Fernando thus had a plausible path to the Ecuadoran presidency, creating a risk of him working from a position of authority to dismantle webs of corruption involving not only Rafael Correa, his cronies, and the Chinese companies he built his presidential administration around but also the broader penetration of the Ecuadoran economy and political system by international criminal organizations.

Fernando Villavicencio’s murder will likely significantly impact the outcome of Ecuador’s election in a country already traumatized by an explosion of violence as local gangs, backed by foreign narco-trafficking organizations, have gone to war against each other and launched a campaign of terror against the Ecuadoran state. President Lasso’s declaration of a 60-day state of emergency, and the suspension by many of the presidential contenders of their campaigns just 11 days before the election, has already affected its dynamics. 

Ecuadoran Senator Luisa Gonzalez, closely tied to Rafael Correa, stands to benefit from Fernando’s “absence” and his drumbeat of declarations of the corruption and malfeasance of the exiled populist Godfather, who he called “the fugitive” for his flight to Belgium to avoid incarceration in Ecuador, and whose legacy Gonzalez wishes to continue. Law and order candidate Jan Topic, who has built his campaign around social media calls for a heavy-handed approach to gangs, similar to that adopted by immensely popular El Salvadoran President Nayib Bukele, also stands to benefit from Ecuadoran outrage over Fernando’s assassination and the focus it puts on violence in the country. Yet the implications of a victory by Topic are also troubling. The Topic family businesses Telconet and Netlife are tied to documented bribes paid by the Brazilian construction firm Odebrecht through Chinese banks, possibly also linking Topic financially to Correa’s Vice President George Glas.

The outcome of Ecuador’s presidential election will be strategically significant for the region. The country is one of only three remaining in South America with center-right governments disposed to collaborate with the United States on major strategic issues. The return to power of Correa’s “Citizen Revolution” movement, or candidates financially or ideologically tied to him, would complement the consolidation of power by anti-U.S. authoritarian regimes in Venezuela, Nicaragua, Bolivia, and Cuba. It would also turn to more radical, China-friendly policies by regimes in Brazil, Honduras, El Salvador, and others to profoundly erode U.S. influence in the region to which we are intimately connected by bonds of geography, commerce, and family.

As I have watched the unfolding tragedy of Latin America these past years, the bad news has seldom been so personal as Fernando’s assassination. He was a colleague who profoundly shaped my thinking on the corruption and disastrous results when populist regimes such as Rafael Correa embrace business with China in non-transparent, politicized deals which are “win-win” only for the populist elites who sign the deals and their Chinese counterparts.
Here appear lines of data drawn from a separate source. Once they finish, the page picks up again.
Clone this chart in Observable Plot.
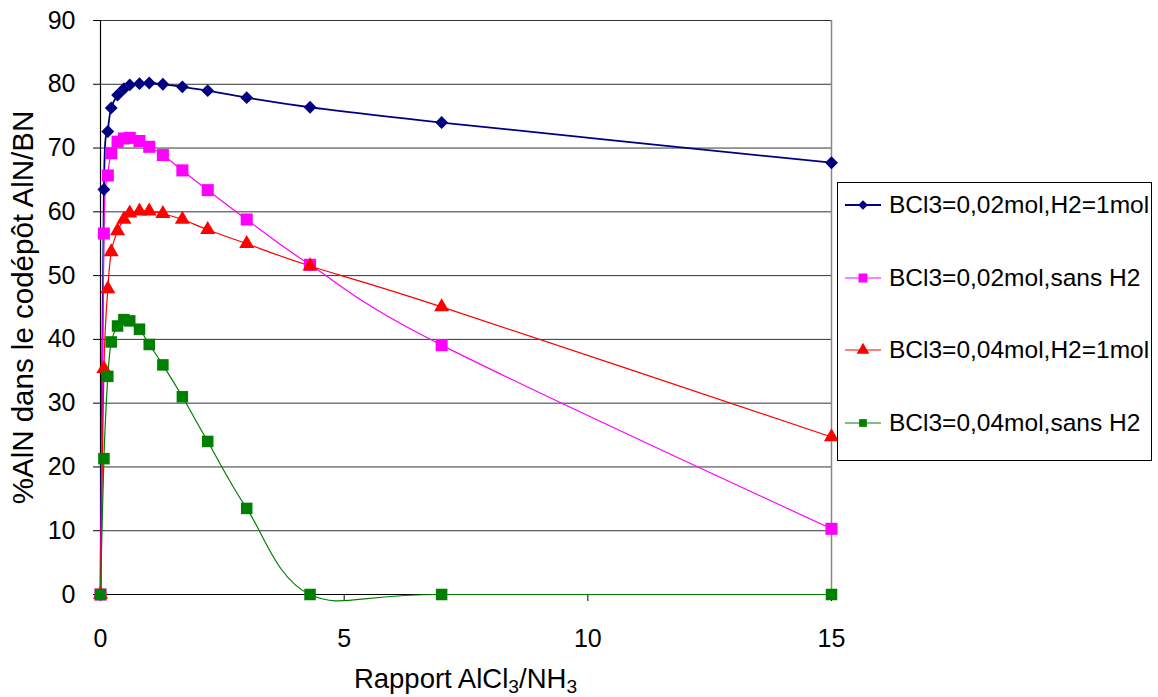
<!DOCTYPE html>
<html>
<head>
<meta charset="utf-8">
<script src="https://cdn.jsdelivr.net/npm/d3@7"></script>
<script src="https://cdn.jsdelivr.net/npm/@observablehq/plot@0.6"></script>
<style>
  body { margin: 0; background: #fff; font-family: "Liberation Sans", Arial, sans-serif; }
  #wrap { position: relative; width: 1158px; height: 697px; }
  #legend { position: absolute; left: 837px; top: 182px; width: 313px; height: 277px; border: 1px solid #000; background: #fff; }
  .row { position: absolute; left: 0; height: 30px; display: flex; align-items: center; font-size: 24.5px; color: #000; white-space: nowrap; }
  .row svg { margin-left: 7px; margin-right: 8px; }
  #xtitle { position: absolute; left: 100px; width: 731px; top: 663px; text-align: center; font-size: 27.5px; color: #000; }
  #xtitle sub { font-size: 0.7em; vertical-align: -0.25em; }
</style>
</head>
<body>
<div id="wrap">
  <div id="chart"></div>
  <div id="legend"></div>
  <div id="xtitle">Rapport AlCl<sub>3</sub>/NH<sub>3</sub></div>
</div>
<script>
// Data
const ratio = [0, 0.07, 0.15, 0.22, 0.35, 0.48, 0.6, 0.8, 1.0, 1.28, 1.68, 2.2, 3.0, 4.3, 7, 15];
const s1 = [0, 63.5, 72.6, 76.3, 78.3, 79.3, 79.9, 80.1, 80.2, 80.0, 79.6, 79.0, 77.9, 76.4, 74.0, 67.7]; // BCl3=0,02mol,H2=1mol
const s2 = [0, 56.6, 65.7, 69.2, 71.0, 71.5, 71.6, 71.1, 70.2, 68.9, 66.5, 63.4, 58.8, 51.7, 39.1, 10.3]; // BCl3=0,02mol,sans H2
const s3 = [0, 35.4, 47.9, 53.7, 57.0, 58.8, 59.8, 60.1, 60.1, 59.7, 58.8, 57.2, 55.0, 51.5, 45.1, 24.7]; // BCl3=0,04mol,H2=1mol
const s4 = [0, 21.3, 34.2, 39.6, 42.1, 43.1, 42.9, 41.6, 39.2, 36.0, 31.0, 24.0, 13.5, 0, 0, 0];          // BCl3=0,04mol,sans H2
const seriesNames = ["BCl3=0,02mol,H2=1mol", "BCl3=0,02mol,sans H2", "BCl3=0,04mol,H2=1mol", "BCl3=0,04mol,sans H2"];
const seriesValues = [s1, s2, s3, s4];
const colors = ["#000080", "#FF00FF", "#FF0000", "#008000"];
const symbols = ["diamond2", "square", "triangle", "square"];
const radii = [5.8, 6.8, 5.6, 6.5];
const widths = [1.8, 1.2, 1.2, 1.2];
const xTicks = [0, 5, 10, 15];
const yTicks = [0, 10, 20, 30, 40, 50, 60, 70, 80, 90];
const yTitle = "%AlN dans le codépôt AlN/BN";

const rows = seriesNames.flatMap((name, i) => ratio.map((r, j) => ({series: name, idx: i, x: r, y: seriesValues[i][j]})));

const marks = [
  Plot.gridY(yTicks, {stroke: "#333", strokeOpacity: 1, strokeWidth: 1}),
  Plot.ruleX([15], {stroke: "#888", strokeWidth: 1.5}),
  Plot.ruleY([0], {stroke: "#000", strokeWidth: 1.2}),
  Plot.ruleX([0], {stroke: "#000", strokeWidth: 1.2}),
  Plot.axisY(yTicks, {tickSize: 7, tickPadding: 18, fontSize: 25, label: null, stroke: "#000"}),
  Plot.axisX(xTicks, {tickSize: 7, tickPadding: 28, fontSize: 25, label: null, stroke: "#000"}),
  Plot.text([yTitle], {frameAnchor: "left", textAnchor: "middle", rotate: -90, dx: -77, fontSize: 29.5, fill: "#000"})
];
seriesNames.forEach((name, i) => {
  const d = rows.filter(r => r.idx === i);
  marks.push(Plot.line(d, {x: "x", y: "y", stroke: colors[i], strokeWidth: widths[i], curve: "cardinal"}));
});
seriesNames.forEach((name, i) => {
  const d = rows.filter(r => r.idx === i);
  marks.push(Plot.dot(d, {x: "x", y: "y", symbol: symbols[i], fill: colors[i], stroke: "none", r: radii[i]}));
});

const chart = Plot.plot({
  width: 1158,
  height: 697,
  marginLeft: 100,
  marginRight: 327,
  marginTop: 20,
  marginBottom: 103,
  x: {domain: [0, 15]},
  y: {domain: [0, 90]},
  style: {fontFamily: "'Liberation Sans', Arial, sans-serif", color: "#000", background: "#fff"},
  marks
});
document.getElementById("chart").appendChild(chart);

// Legend
const legend = document.getElementById("legend");
const rowTops = [7, 80, 152, 225];
seriesNames.forEach((name, i) => {
  const row = document.createElement("div");
  row.className = "row";
  row.style.top = rowTops[i] + "px";
  const sym = d3.symbol().type([d3.symbolDiamond2, d3.symbolSquare, d3.symbolTriangle, d3.symbolSquare][i]).size([60, 80, 70, 60][i])();
  row.innerHTML = `<svg width="36" height="20"><line x1="0" x2="36" y1="10" y2="10" stroke="${colors[i]}" stroke-width="${widths[i]}"/><path d="${sym}" transform="translate(18,10)" fill="${colors[i]}"/></svg><span>${name}</span>`;
  legend.appendChild(row);
});
</script>
</body>
</html>
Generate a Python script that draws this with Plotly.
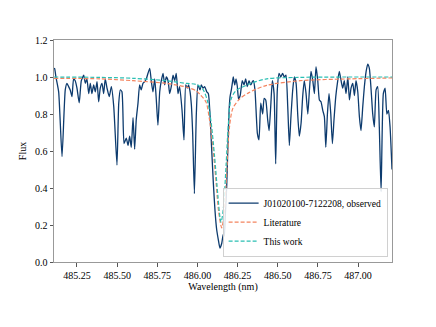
import plotly.graph_objects as go

# observed spectrum
wl_obs = [485.107, 485.111, 485.119, 485.136, 485.157, 485.177, 485.188, 485.198, 485.208, 485.219,
          485.229, 485.239, 485.250, 485.264, 485.277, 485.292, 485.302, 485.312, 485.323, 485.333,
          485.343, 485.354, 485.364, 485.375, 485.385, 485.395, 485.406, 485.416, 485.426, 485.437,
          485.451, 485.464, 485.479, 485.499, 485.510, 485.520, 485.530, 485.543, 485.557, 485.568,
          485.578, 485.588, 485.599, 485.609, 485.619, 485.630, 485.640, 485.650, 485.661, 485.672,
          485.682, 485.692, 485.703, 485.713, 485.723, 485.734, 485.744, 485.754, 485.765, 485.775,
          485.786, 485.796, 485.806, 485.817, 485.827, 485.837, 485.848, 485.858, 485.868, 485.879,
          485.889, 485.904, 485.916, 485.927, 485.937, 485.945, 485.954, 485.962, 485.970, 485.981,
          485.993, 486.003, 486.016, 486.024, 486.035, 486.045, 486.058, 486.068, 486.078, 486.089,
          486.099, 486.109, 486.120, 486.130, 486.140, 486.151, 486.161, 486.167, 486.173, 486.182,
          486.190, 486.197, 486.203, 486.211, 486.217, 486.223, 486.232, 486.240, 486.248, 486.256,
          486.266, 486.279, 486.290, 486.300, 486.310, 486.321, 486.332, 486.342, 486.348, 486.358,
          486.373, 486.383, 486.394, 486.406, 486.415, 486.425, 486.437, 486.446, 486.456, 486.466,
          486.477, 486.487, 486.497, 486.508, 486.518, 486.530, 486.541, 486.551, 486.562, 486.572,
          486.582, 486.593, 486.603, 486.614, 486.624, 486.634, 486.645, 486.655, 486.665, 486.676,
          486.687, 486.697, 486.707, 486.718, 486.728, 486.738, 486.749, 486.759, 486.769, 486.780,
          486.790, 486.799, 486.809, 486.819, 486.830, 486.840, 486.850, 486.861, 486.871, 486.883,
          486.894, 486.904, 486.914, 486.925, 486.936, 486.946, 486.956, 486.967, 486.977, 486.987,
          486.998, 487.008, 487.018, 487.029, 487.039, 487.050, 487.060, 487.070, 487.081, 487.091,
          487.101, 487.112, 487.122, 487.132, 487.143, 487.157, 487.168, 487.179, 487.189, 487.199,
          487.211]
flux_obs = [1.047, 1.045, 1.00, 0.92, 0.57, 0.93, 0.966, 0.948, 0.93, 0.894,
            0.99, 0.98, 0.94, 0.86, 0.98, 1.01, 0.966, 0.99, 0.91, 0.966,
            0.91, 0.957, 0.92, 0.975, 0.866, 0.94, 0.966, 0.91, 0.99, 0.94,
            0.894, 0.948, 0.84, 0.524, 0.858, 0.93, 0.92, 0.64, 0.67, 0.63,
            0.68, 0.62, 0.78, 0.61, 0.77, 0.86, 0.957, 0.93, 0.966, 0.975,
            0.99, 1.02, 1.047, 0.975, 0.92, 0.99, 0.876, 0.74, 0.92, 0.98,
            1.02, 0.957, 1.0, 0.98, 0.91, 0.948, 1.01, 0.98, 1.02, 0.91,
            0.948, 0.82, 0.66, 0.957, 0.94, 0.957, 0.92, 0.85, 0.70, 0.37,
            0.80, 0.957, 0.93, 0.957, 0.94, 0.948, 0.92, 0.91, 0.80, 0.60,
            0.425, 0.28, 0.173, 0.12, 0.075, 0.10, 0.15, 0.14, 0.245, 0.407,
            0.64, 0.82, 0.894, 0.93, 0.966, 1.0, 0.957, 0.99, 0.95, 0.88,
            0.90, 0.98, 0.957, 0.99, 0.948, 0.98, 0.957, 0.975, 0.98, 0.93,
            0.695, 0.66, 0.858, 0.80, 0.885, 0.876, 0.77, 0.71, 0.84, 0.98,
            0.91, 0.53, 0.93, 1.02, 1.0, 1.02, 1.0, 1.01, 0.84, 0.63,
            0.786, 0.93, 1.0, 0.966, 0.80, 0.68, 0.75, 0.894, 0.98, 0.91,
            0.80, 0.93, 1.03, 0.98, 0.91, 1.056, 0.98, 0.876, 0.866, 0.82,
            0.786, 0.62, 0.80, 0.91, 0.80, 0.64, 0.77, 0.894, 0.966, 1.03,
            0.98, 0.94, 0.98, 0.91, 1.0, 0.876, 0.94, 0.966, 0.90, 0.98,
            0.92, 0.786, 0.71, 0.84, 0.948, 1.03, 1.07, 1.047, 0.93, 0.80,
            0.73, 0.93, 0.948, 0.73, 0.38, 0.91, 0.94, 0.80, 0.82, 0.73,
            0.50]

# literature model profile
wl_lit = [485.107, 485.393, 485.599, 485.809, 485.933, 485.991, 486.022, 486.053, 486.074, 486.095,
          486.116, 486.132, 486.151, 486.167, 486.182, 486.198, 486.220, 486.261, 486.323, 486.431,
          486.639, 486.950, 487.211]
flux_lit = [0.993, 0.99, 0.98, 0.965, 0.945, 0.926, 0.90, 0.865, 0.775, 0.63,
            0.43, 0.27, 0.185, 0.27, 0.485, 0.72, 0.83, 0.88, 0.917, 0.955,
            0.98, 0.99, 0.995]

# this work model profile
wl_tw = [485.107, 485.393, 485.599, 485.809, 485.933, 485.991, 486.033, 486.064, 486.085, 486.106,
         486.127, 486.141, 486.147, 486.161, 486.178, 486.192, 486.209, 486.240, 486.323, 486.431,
         486.639, 487.211]
flux_tw = [1.0, 0.998, 0.993, 0.98, 0.965, 0.96, 0.935, 0.865, 0.755, 0.575,
           0.36, 0.235, 0.215, 0.287, 0.52, 0.74, 0.88, 0.926, 0.962, 0.99,
           0.998, 1.0]

x_ticks = [485.25, 485.50, 485.75, 486.00, 486.25, 486.50, 486.75, 487.00]
y_ticks = [0.0, 0.2, 0.4, 0.6, 0.8, 1.0, 1.2]

serif = "Liberation Serif"

fig = go.Figure()
fig.add_trace(go.Scatter(x=wl_obs, y=flux_obs, mode="lines",
                         name="J01020100-7122208, observed",
                         line=dict(color="#0d3b6e", width=1.3, shape="spline", smoothing=0.5)))
fig.add_trace(go.Scatter(x=wl_lit, y=flux_lit, mode="lines", name="Literature",
                         line=dict(color="#f4845f", width=1.2, dash="4px,2px", shape="spline", smoothing=0.8)))
fig.add_trace(go.Scatter(x=wl_tw, y=flux_tw, mode="lines", name="This work",
                         line=dict(color="#2bbfb3", width=1.2, dash="4px,2px", shape="spline", smoothing=0.8)))

axis_style = dict(showgrid=False, zeroline=False, showline=True, mirror=True,
                  linecolor="#999999", linewidth=1, ticks="outside", ticklen=3.5,
                  tickcolor="#555555", tickwidth=0.8,
                  tickfont=dict(family=serif, size=10, color="black"))

fig.update_xaxes(range=[485.107, 487.211], tickvals=x_ticks,
                 ticktext=["%.2f" % v for v in x_ticks],
                 title=dict(text="Wavelength (nm)", font=dict(family=serif, size=10, color="black"), standoff=2),
                 **axis_style)
fig.update_yaxes(range=[0, 1.2], tickvals=y_ticks,
                 ticktext=["%.1f" % v for v in y_ticks],
                 title=dict(text="Flux", font=dict(family=serif, size=10, color="black"), standoff=6),
                 **axis_style)

# the page body has an 8px margin, so the figure is shrunk by that much
fig.update_layout(
    width=428, height=319,
    margin=dict(l=46, r=44, t=32, b=65),
    plot_bgcolor="white", paper_bgcolor="white",
    font=dict(family=serif, size=10, color="black"),
    legend=dict(x=0.987, y=0.024, xanchor="right", yanchor="bottom",
                bgcolor="rgba(255,255,255,0.85)", bordercolor="#d0d0d0", borderwidth=1,
                font=dict(family=serif, size=9.5, color="black"),
                tracegroupgap=0, itemwidth=30),
    showlegend=True,
)

fig.write_html("out.html")
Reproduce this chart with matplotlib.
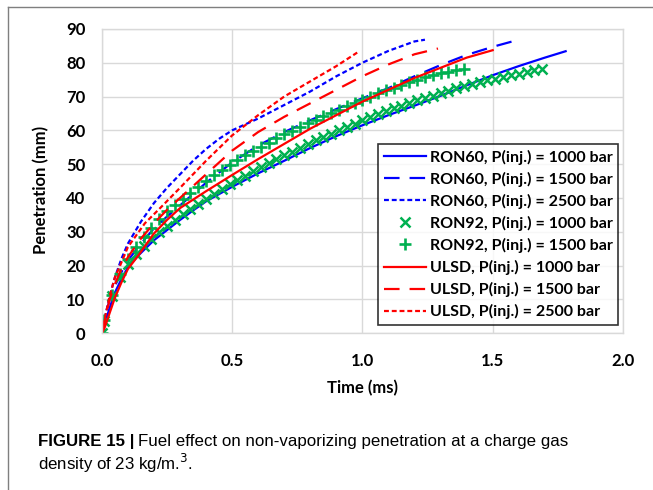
import matplotlib
matplotlib.use("Agg")
import matplotlib.pyplot as plt
from matplotlib.lines import Line2D

# RON60 (blue lines)
t_ron60_1000 = [0, 0.01, 0.03, 0.05, 0.075, 0.1, 0.14, 0.2, 0.25, 0.3, 0.35, 0.4, 0.5, 0.6, 0.7,
                0.8, 0.9, 1.0, 1.1, 1.2, 1.3, 1.4, 1.5, 1.6, 1.7, 1.78]
p_ron60_1000 = [0, 2.5, 7.5, 12, 16, 19.5, 23, 27.5, 30.5, 33.5, 36.3, 39, 43.3, 47.3, 51,
                54.8, 58.3, 61.5, 64.5, 67.3, 70.2, 73.3, 76.3, 79, 81.5, 83.4]
t_ron60_1500 = [0, 0.01, 0.03, 0.05, 0.075, 0.1, 0.15, 0.2, 0.25, 0.3, 0.4, 0.5, 0.6, 0.7, 0.8,
                0.9, 1.0, 1.1, 1.2, 1.3, 1.4, 1.5, 1.59]
p_ron60_1500 = [0, 4, 10, 14, 18, 21.5, 26.5, 31, 34.5, 37.8, 44.5, 50.5, 55.5, 59.5, 63,
                66.3, 69.5, 72.5, 76, 79.3, 82.3, 84.7, 86.6]
t_ron60_2500 = [0, 0.01, 0.03, 0.05, 0.075, 0.1, 0.15, 0.2, 0.25, 0.3, 0.35, 0.4, 0.45, 0.5, 0.6,
                0.7, 0.8, 0.9, 1.0, 1.1, 1.2, 1.24]
p_ron60_2500 = [0, 4, 11, 16.5, 22, 26.5, 33, 38.5, 43, 47, 51, 54.5, 57.5, 60, 63.5,
                67.5, 71.5, 76, 80, 83.5, 86.3, 86.8]

# RON92 (green markers)
t_ron92_1000 = [0, 0.01, 0.04, 0.07, 0.10, 0.13, 0.16, 0.19, 0.22, 0.25, 0.28, 0.31, 0.34, 0.37,
                0.40, 0.43, 0.46, 0.49, 0.52, 0.55, 0.58, 0.61, 0.64, 0.67, 0.70, 0.73, 0.76,
                0.79, 0.82, 0.85, 0.88, 0.91, 0.94, 0.97, 1.00, 1.03, 1.06, 1.09, 1.12, 1.15,
                1.18, 1.21, 1.24, 1.27, 1.30, 1.33, 1.36, 1.39, 1.42, 1.45, 1.48, 1.51, 1.54,
                1.57, 1.60, 1.63, 1.66, 1.69]
p_ron92_1000 = [0, 3.5, 11, 16.5, 20.5, 23.5, 25.8, 28, 30, 31.8, 33.5, 35.2, 36.8, 38.3,
                39.8, 41.2, 42.6, 44, 45.3, 46.6, 47.9, 49.1, 50.3, 51.5, 52.6, 53.7, 54.8,
                55.9, 57, 58, 59, 60, 61, 62, 63, 63.9, 64.8, 65.7, 66.5, 67.3,
                68.1, 68.9, 69.6, 70.3, 71, 71.7, 72.4, 73, 73.6, 74.2, 74.8, 75.3, 75.8,
                76.3, 76.8, 77.3, 77.7, 78.1]
t_ron92_1500 = [0, 0.01, 0.04, 0.07, 0.10, 0.13, 0.16, 0.19, 0.22, 0.25, 0.28, 0.31, 0.34, 0.37,
                0.40, 0.43, 0.46, 0.49, 0.52, 0.55, 0.58, 0.61, 0.64, 0.67, 0.70, 0.73, 0.76,
                0.79, 0.82, 0.85, 0.88, 0.91, 0.94, 0.97, 1.00, 1.03, 1.06, 1.09, 1.12, 1.15,
                1.18, 1.21, 1.24, 1.27, 1.30, 1.33, 1.36, 1.39]
p_ron92_1500 = [0, 4, 11.2, 17.5, 22, 25.5, 28.5, 31.2, 33.8, 36, 38, 39.8, 41.5, 43.3,
                45, 46.8, 48.3, 49.8, 51.2, 52.6, 53.9, 55.2, 56.4, 57.6, 58.8, 59.9, 61,
                62.1, 63.1, 64.1, 65.1, 66.1, 67.1, 68.1, 69.1, 70, 70.9, 71.8, 72.6, 73.4,
                74.2, 75, 75.7, 76.3, 76.9, 77.4, 77.8, 78.1]

# ULSD (red lines)
t_ulsd_1000 = [0, 0.01, 0.03, 0.05, 0.075, 0.1, 0.14, 0.2, 0.25, 0.3, 0.35, 0.4, 0.5, 0.6, 0.7,
               0.8, 0.9, 1.0, 1.1, 1.2, 1.3, 1.4, 1.5]
p_ulsd_1000 = [0, 1.5, 6, 10.5, 15, 19, 23, 29.5, 33.5, 37, 39.5, 42, 46.8, 51.5, 56,
               60.5, 64.5, 68.5, 72, 75.5, 78.5, 81.5, 83.7]
t_ulsd_1500 = [0, 0.01, 0.03, 0.05, 0.075, 0.1, 0.15, 0.2, 0.25, 0.3, 0.35, 0.4, 0.5, 0.6, 0.7,
               0.8, 0.9, 1.0, 1.1, 1.2, 1.29]
p_ulsd_1500 = [0, 3.5, 10, 14.5, 19, 22.5, 28, 32.5, 36.5, 40, 43.5, 47, 54, 59.5, 64,
               68, 72, 76, 79.5, 82.5, 84.2]
t_ulsd_2500 = [0, 0.01, 0.03, 0.05, 0.07, 0.1, 0.165, 0.23, 0.3, 0.4, 0.5, 0.6, 0.7, 0.8, 0.9, 0.98]
p_ulsd_2500 = [0, 4, 11, 16.5, 20, 25.5, 32.5, 37.5, 43, 51, 58.5, 64.5, 70, 74.5, 79, 83]

labels = ["RON60, P(inj.) = 1000 bar", "RON60, P(inj.) = 1500 bar", "RON60, P(inj.) = 2500 bar",
          "RON92, P(inj.) = 1000 bar", "RON92, P(inj.) = 1500 bar",
          "ULSD, P(inj.) = 1000 bar", "ULSD, P(inj.) = 1500 bar", "ULSD, P(inj.) = 2500 bar"]

BLUE = "#0000FF"
RED = "#FF0000"
GREEN = "#00B050"
LONG = (0, (7, 4.5))
SHORT = (0, (2.2, 1.3))

plt.rcParams['font.family'] = ['Lato', 'DejaVu Sans']

fig = plt.figure(figsize=(6.53, 4.9), dpi=100)
ax = fig.add_axes([0.156, 0.320, 0.798, 0.621])

lw = 1.6
ax.plot(t_ron60_1000, p_ron60_1000, color=BLUE, lw=lw, label=labels[0])
ax.plot(t_ron60_1500, p_ron60_1500, color=BLUE, lw=lw, linestyle=LONG, label=labels[1])
ax.plot(t_ron60_2500, p_ron60_2500, color=BLUE, lw=lw, linestyle=SHORT, label=labels[2])
ax.plot(t_ron92_1000, p_ron92_1000, color=GREEN, marker='x', ms=6.5, mew=1.8,
        linestyle='none', label=labels[3])
ax.plot(t_ron92_1500, p_ron92_1500, color=GREEN, marker='+', ms=8.5, mew=1.9,
        linestyle='none', label=labels[4])
ax.plot(t_ulsd_1000, p_ulsd_1000, color=RED, lw=lw, label=labels[5])
ax.plot(t_ulsd_1500, p_ulsd_1500, color=RED, lw=lw, linestyle=LONG, label=labels[6])
ax.plot(t_ulsd_2500, p_ulsd_2500, color=RED, lw=lw, linestyle=SHORT, label=labels[7])

ax.set_xlim(0, 2.0)
ax.set_ylim(0, 90)
ax.set_xticks([0, 0.5, 1.0, 1.5, 2.0])
ax.set_xticklabels(["0.0", "0.5", "1.0", "1.5", "2.0"])
ax.set_yticks(range(0, 91, 10))
ax.grid(True, color="#D9D9D9", lw=1.0)
ax.set_axisbelow(True)
for s in ax.spines.values():
    s.set_color("#D9D9D9")
    s.set_linewidth(1.0)
ax.tick_params(length=0, labelsize=12, pad=12)
ax.tick_params(axis='x', pad=14)
for lab in ax.get_xticklabels() + ax.get_yticklabels():
    lab.set_fontweight('bold')

ax.set_xlabel("Time (ms)", fontsize=12, fontweight='bold', labelpad=8)
ax.set_ylabel("Penetration (mm)", fontsize=12, fontweight='bold')
ax.yaxis.set_label_coords(-0.10, 0.47)

leg = ax.legend(loc='upper right', bbox_to_anchor=(618 / 653, 1 - 144 / 490),
                bbox_transform=fig.transFigure, borderaxespad=0,
                prop={'weight': 'bold', 'size': 11.5}, frameon=True, fancybox=False,
                edgecolor='black', handlelength=2.6, handletextpad=0.25,
                labelspacing=0.44, borderpad=0.35)
leg.get_frame().set_linewidth(1.2)

# outer frame (left and top)
fig.add_artist(Line2D([8 / 653, 8 / 653], [0, 1 - 7 / 490], transform=fig.transFigure,
                      color="#7F7F7F", lw=1.0))
fig.add_artist(Line2D([8 / 653, 1], [1 - 7 / 490, 1 - 7 / 490], transform=fig.transFigure,
                      color="#7F7F7F", lw=1.0))

# caption
cap_font = ['Liberation Sans', 'DejaVu Sans']
cap_size = 12.2
y1 = 1 - 446 / 490
y2 = 1 - 470 / 490
bold = fig.text(38 / 653, y1, "FIGURE 15 |", fontsize=cap_size, fontweight='bold',
                family=cap_font, va='baseline')
fig.canvas.draw()
bb = bold.get_window_extent()
fig.text((bb.x1 + 4) / 653, y1,
         "Fuel effect on non-vaporizing penetration at a charge gas",
         fontsize=cap_size, family=cap_font, va='baseline')
fig.text(38 / 653, y2, r"density of 23 kg/m.$^{3}$.", fontsize=cap_size,
         family=cap_font, va='baseline')

fig.savefig("out.png", dpi=100)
For me, that tragedy would turn to farce if Fernando’s murder paved the way for the return to influence of the very malevolent figures he spent his career and repeatedly risked his liberty and life seeking to expose.

 

Evan Ellis is Latin Research Professor at the U.S. Army War College. The views expressed by the author are his own and do not necessarily represent his institution or the U.S. government. The author would like to thank Santiago Najera, among others, for their input to this work.